The crashed list is included in the batch.ended event's metadata so the bundle records every iteration's outcome.

What does NOT exist today¶

Two features the stub originally promised but the code does not implement:

Resume-from-partial¶

There is no shipped feature to "resume a batch that crashed on iteration 4 of 10." Each child bundle is independent — the parent's events identify which iterations completed and which did not, and the catalog can reassemble the family — but kicking off a fresh batch picks up at iteration 0 again.

The workaround for the parameter-sweep case: set fail_fast=false so the whole sweep runs end-to-end and you re-run only the failed configs manually after the fact.
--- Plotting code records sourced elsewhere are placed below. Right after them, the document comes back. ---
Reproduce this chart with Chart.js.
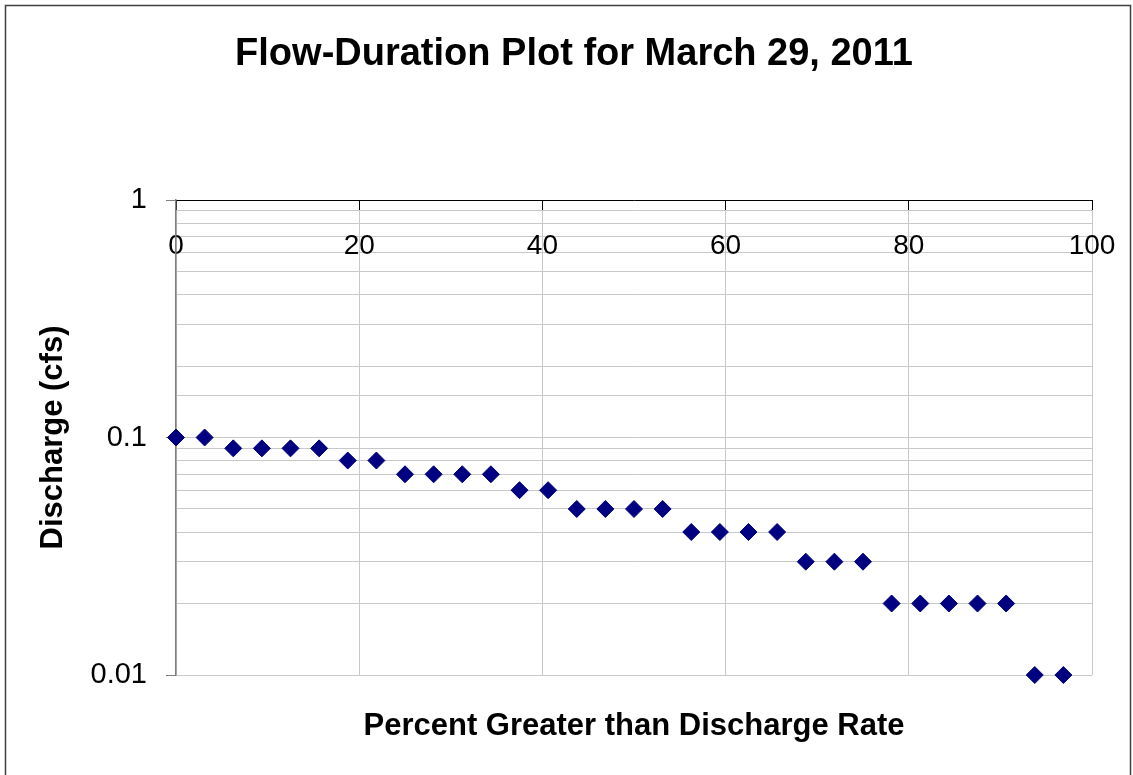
<!DOCTYPE html>
<html>
<head>
<meta charset="utf-8">
<title>Flow-Duration Plot</title>
<script src="https://cdn.jsdelivr.net/npm/chart.js@4.4.1/dist/chart.umd.min.js"></script>
<style>
  html, body { margin: 0; padding: 0; background: #fff; }
  #chart { display: block; }
</style>
</head>
<body>
<canvas id="chart" width="1133" height="775"></canvas>
<script>
// values
const percentGreater = [0, 3.125, 6.25, 9.375, 12.5, 15.625, 18.75, 21.875,
    25, 28.125, 31.25, 34.375, 37.5, 40.625, 43.75, 46.875,
    50, 53.125, 56.25, 59.375, 62.5, 65.625, 68.75, 71.875,
    75, 78.125, 81.25, 84.375, 87.5, 90.625, 93.75, 96.875];
const discharge = [0.1, 0.1, 0.09, 0.09, 0.09, 0.09, 0.08, 0.08,
    0.07, 0.07, 0.07, 0.07, 0.06, 0.06, 0.05, 0.05,
    0.05, 0.05, 0.04, 0.04, 0.04, 0.04, 0.03, 0.03,
    0.03, 0.02, 0.02, 0.02, 0.02, 0.02, 0.01, 0.01];
const yMajorTicks = [0.01, 0.1, 1];

Chart.defaults.font.family = '"Liberation Sans", Arial, sans-serif';
Chart.defaults.color = '#000';

const isMajor = v => yMajorTicks.some(m => Math.abs(m - v) < 1e-9);

// white page + outer frame
const frame = {
    id: 'frame',
    beforeDraw(chart) {
        const ctx = chart.ctx;
        ctx.save();
        ctx.fillStyle = '#fff';
        ctx.fillRect(0, 0, chart.width, chart.height);
        ctx.strokeStyle = '#404040';
        ctx.lineWidth = 1.5;
        ctx.strokeRect(5.5, 5.5, 1125, 800);
        ctx.restore();
    }
};

new Chart(document.getElementById('chart'), {
    type: 'scatter',
    data: {
        datasets: [{
            label: 'Discharge',
            data: percentGreater.map((p, i) => ({ x: p, y: discharge[i] })),
            xAxisID: 'x',
            yAxisID: 'y',
            clip: false,
            pointStyle: 'rectRot',
            pointRadius: 8.5,
            pointHoverRadius: 8.5,
            backgroundColor: '#000080',
            borderColor: '#000080',
            borderWidth: 1
        }]
    },
    options: {
        responsive: false,
        animation: false,
        layout: { padding: { left: 15, right: 0, top: 0, bottom: 0 } },
        plugins: {
            legend: { display: false },
            tooltip: { enabled: false },
            title: {
                display: true,
                text: 'Flow-Duration Plot for March 29, 2011',
                font: { size: 38, weight: 'bold' },
                color: '#000',
                padding: { top: 31.7, bottom: 22.7 }
            }
        },
        scales: {
            x: {
                type: 'linear',
                position: 'top',
                min: 0,
                max: 100,
                // labels sit inside the plot, so no side overhang is needed
                afterFit: s => { s.height = 100; s.paddingLeft = 0; s.paddingRight = 0; },
                ticks: { stepSize: 20, font: { size: 28 }, color: '#000', mirror: true, padding: 29, maxRotation: 0, autoSkip: false },
                grid: { color: '#c8c8c8', lineWidth: 1, tickLength: -10, tickColor: '#000' },
                border: { color: '#000', width: 1 }
            },
            xb: {
                type: 'linear',
                axis: 'x',
                position: 'bottom',
                afterFit: s => { s.height = 100; },
                ticks: { display: false },
                grid: { display: false },
                border: { display: false },
                title: {
                    display: true,
                    text: 'Percent Greater than Discharge Rate',
                    font: { size: 31, weight: 'bold' },
                    color: '#000',
                    padding: { top: 0, bottom: 30.4 }
                }
            },
            y: {
                type: 'logarithmic',
                position: 'left',
                min: 0.01,
                max: 1,
                afterFit: s => { s.width = 161; },
                ticks: {
                    font: { size: 29 },
                    color: '#000',
                    padding: 19,
                    autoSkip: false,
                    callback: v => isMajor(v) ? String(v) : ''
                },
                grid: {
                    color: '#c8c8c8',
                    lineWidth: 1,
                    tickLength: 10,
                    tickColor: c => isMajor(c.tick.value) ? '#808080' : 'rgba(0,0,0,0)'
                },
                border: { color: '#808080', width: 1.5 },
                title: {
                    display: true,
                    text: 'Discharge (cfs)',
                    font: { size: 31, weight: 'bold' },
                    color: '#000',
                    padding: { top: 19.4, bottom: 0 }
                }
            },
            // empty strip on the right of the plot
            yr: {
                type: 'linear',
                axis: 'y',
                position: 'right',
                afterFit: s => { s.width = 41; },
                ticks: { display: false },
                grid: { display: false },
                border: { display: false }
            }
        }
    },
    plugins: [frame]
});
</script>
</body>
</html>
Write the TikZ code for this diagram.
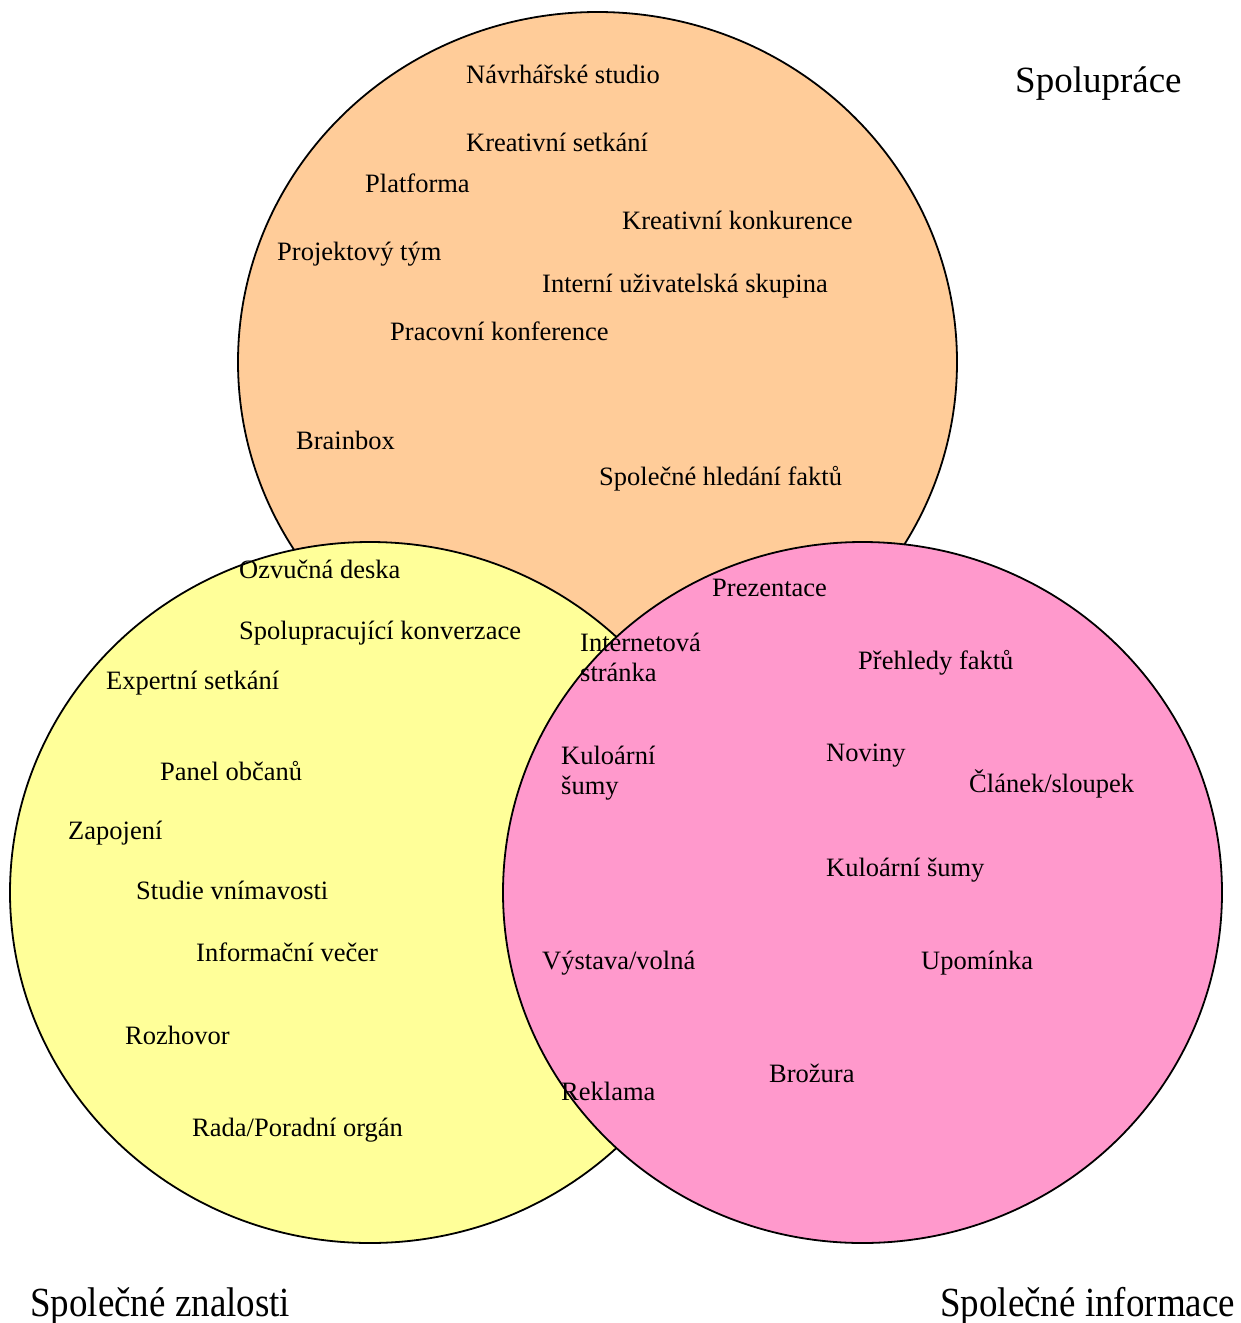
\documentclass[tikz,border=0pt]{standalone}
\usepackage{fontspec}
\setmainfont{Liberation Serif}
\definecolor{corange}{RGB}{255,204,153}
\definecolor{cyellow}{RGB}{255,255,153}
\definecolor{cpink}{RGB}{255,153,204}
\begin{document}
\begin{tikzpicture}[x=1pt,y=-1pt,
  setshape/.style={draw=black,line width=1.8pt},
  lbl/.style={anchor=base west,inner sep=0pt,font=\fontsize{26.5}{30}\selectfont,align=left},
  title/.style={anchor=base west,inner sep=0pt,font=\fontsize{37}{42}\selectfont},
  btitle/.style={anchor=base west,inner sep=0pt,font=\fontsize{37}{42}\selectfont,yscale=1.12}]
\useasboundingbox (0,0) rectangle (1240,1323);
\fill[white] (0,0) rectangle (1240,1323);
% sets
\draw[setshape,fill=corange] (597.5,362) ellipse [x radius=359.5, y radius=350];
\draw[setshape,fill=cyellow] (370,892.5) ellipse [x radius=360, y radius=350.5];
\draw[setshape,fill=cpink] (862.5,892.5) ellipse [x radius=359.5, y radius=350.5];
% titles
\node[title] (tc) at (1015,92) {Spolupráce};
\node[btitle] (tz) at (30,1316) {Společné znalosti};
\node[btitle] (ti) at (940,1316) {Společné informace};
% Spolupráce
\node[lbl] (a1) at (466,83) {Návrhářské studio};
\node[lbl] (a2) at (466,151) {Kreativní setkání};
\node[lbl] (a3) at (365,192) {Platforma};
\node[lbl] (a4) at (622,229) {Kreativní konkurence};
\node[lbl] (a5) at (277,260) {Projektový tým};
\node[lbl] (a6) at (542,292) {Interní uživatelská skupina};
\node[lbl] (a7) at (390,340) {Pracovní konference};
\node[lbl] (a8) at (296,449) {Brainbox};
\node[lbl] (a9) at (599,485) {Společné hledání faktů};
% Společné znalosti
\node[lbl] (b1) at (239,578) {Ozvučná deska};
\node[lbl] (b2) at (239,639) {Spolupracující konverzace};
\node[lbl] (b3) at (106,689) {Expertní setkání};
\node[lbl] (b4) at (160,780) {Panel občanů};
\node[lbl] (b5) at (68,839) {Zapojení};
\node[lbl] (b6) at (136,899) {Studie vnímavosti};
\node[lbl] (b7) at (196,961) {Informační večer};
\node[lbl] (b8) at (125,1044) {Rozhovor};
\node[lbl] (b9) at (192,1136) {Rada/Poradní orgán};
% Společné informace
\node[lbl] (c1) at (712,596) {Prezentace};
\node[lbl] (c2) at (580,681) {Internetová\\stránka};
\node[lbl] (c3) at (858,669) {Přehledy faktů};
\node[lbl] (c4) at (561,794) {Kuloární\\šumy};
\node[lbl] (c5) at (826,761) {Noviny};
\node[lbl] (c6) at (969,792) {Článek/sloupek};
\node[lbl] (c7) at (826,876) {Kuloární šumy};
\node[lbl] (c8) at (542,969) {Výstava/volná};
\node[lbl] (c9) at (921,969) {Upomínka};
\node[lbl] (c10) at (561,1100) {Reklama};
\node[lbl] (c11) at (769,1082) {Brožura};
\end{tikzpicture}
\end{document}
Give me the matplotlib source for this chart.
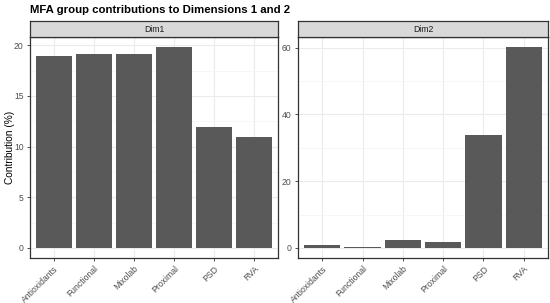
"""
MFA group contributions to dimensions 1 and 2 (faceted bar chart)
"""
import numpy as np
from matplotlib import pyplot as plt
from matplotlib.ticker import MultipleLocator

plt.rcParams['font.family'] = ['Liberation Sans', 'DejaVu Sans']

groups = ['Antioxidants', 'Functional', 'Mixolab', 'Proximal', 'PSD', 'RVA']
dim1 = [18.95, 19.18, 19.18, 19.83, 11.89, 11.0]
dim2 = [1.0, 0.3, 2.4, 1.9, 33.9, 60.2]
panels = ['Dim1', 'Dim2']

W, H = 550, 303
BAR = '#595959'
GRID = '#ebebeb'
BORDER = '#333333'


def px(x0, y0, x1, y1):
    # pixel box (top-left origin) -> figure fraction rect
    return [x0 / W, 1 - y1 / H, (x1 - x0) / W, (y1 - y0) / H]


def draw_panel(fig, rect, strip_rect, values, label, major, minor):
    ax = fig.add_axes(rect)
    x = np.arange(len(groups))
    ax.bar(x, values, width=0.9, color=BAR, zorder=3)
    top = max(values)
    pad = top * 0.05
    ax.set_ylim(-pad, top + pad)
    ax.set_xlim(-0.6, len(groups) - 0.4)
    ax.yaxis.set_major_locator(MultipleLocator(major))
    ax.yaxis.set_minor_locator(MultipleLocator(minor))
    ax.grid(which='major', color=GRID, linewidth=0.8, zorder=0)
    ax.grid(which='minor', axis='y', color='#f4f4f4', linewidth=0.5, zorder=0)
    ax.set_axisbelow(True)
    ax.set_xticks(x)
    ax.set_xticklabels(groups, rotation=45, ha='right', rotation_mode='anchor')
    ax.tick_params(axis='both', which='major', length=2.5, width=0.6,
                   color=BORDER, labelsize=6.2, labelcolor='#4d4d4d', pad=2)
    ax.tick_params(axis='y', which='minor', length=0)
    for s in ax.spines.values():
        s.set_color(BORDER)
        s.set_linewidth(0.9)

    sax = fig.add_axes(strip_rect)
    sax.set_facecolor('#d9d9d9')
    sax.set_xticks([])
    sax.set_yticks([])
    for s in sax.spines.values():
        s.set_color(BORDER)
        s.set_linewidth(0.9)
    sax.text(0.5, 0.5, label, ha='center', va='center', fontsize=6.2,
             color='#1a1a1a', transform=sax.transAxes)
    return ax


fig = plt.figure(figsize=(W / 100, H / 100), dpi=100)

ax1 = draw_panel(fig, px(30, 37, 278, 258), px(30, 21, 278, 37), dim1, panels[0], 5, 2.5)
ax2 = draw_panel(fig, px(298, 37, 548, 258), px(298, 21, 548, 37), dim2, panels[1], 20, 10)

ax1.set_ylabel('Contribution (%)', fontsize=7.3, va='center')
ax1.yaxis.set_label_coords(-20 / 248, 0.5)

fig.text(30 / W, 1 - 10 / H, 'MFA group contributions to Dimensions 1 and 2',
         fontsize=8.2, fontweight='bold', va='center', ha='left')

plt.savefig('out.png', dpi=100)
Per-iteration config overrides¶

sample_id_template is the only per-iteration variation today. You cannot, e.g., set a different target heat flux per iteration via the Batch config. For parameter sweeps that vary a single field per iteration, either:

Write a custom procedure that wraps Batch and edits the child config (see Writing a procedure), or
Run separate experiment YAMLs by hand.

The lifecycle for nested per-iteration overrides is invasive enough that the conservative shipped Batch sticks to "same config, different sample_id."

Recommended parent hardware profile¶

The parent run technically has its own adapter/fan-out machinery active. Its data lands in the parent bundle. Almost always, this is not what you want — the substance is in the children. Two common shapes:

Parent profile	When right
Zero-device profile (`*_empty.toml`)	The standard recommendation. The parent has no adapters; its bundle is essentially metadata + batch audit events. Lightest, least surprising.
Shared sensor profile	The rig has an ambient sensor or fume-hood monitor that runs continuously across all iterations. The parent profile mounts only those channels; children mount the rig channels they actually use. The parent bundle captures the continuous outer signal; children capture the iteration-specific signals.

The config-time linter does not enforce zero-device. Operators who deliberately want correlated outer signals can have them; everyone else should default to zero-device.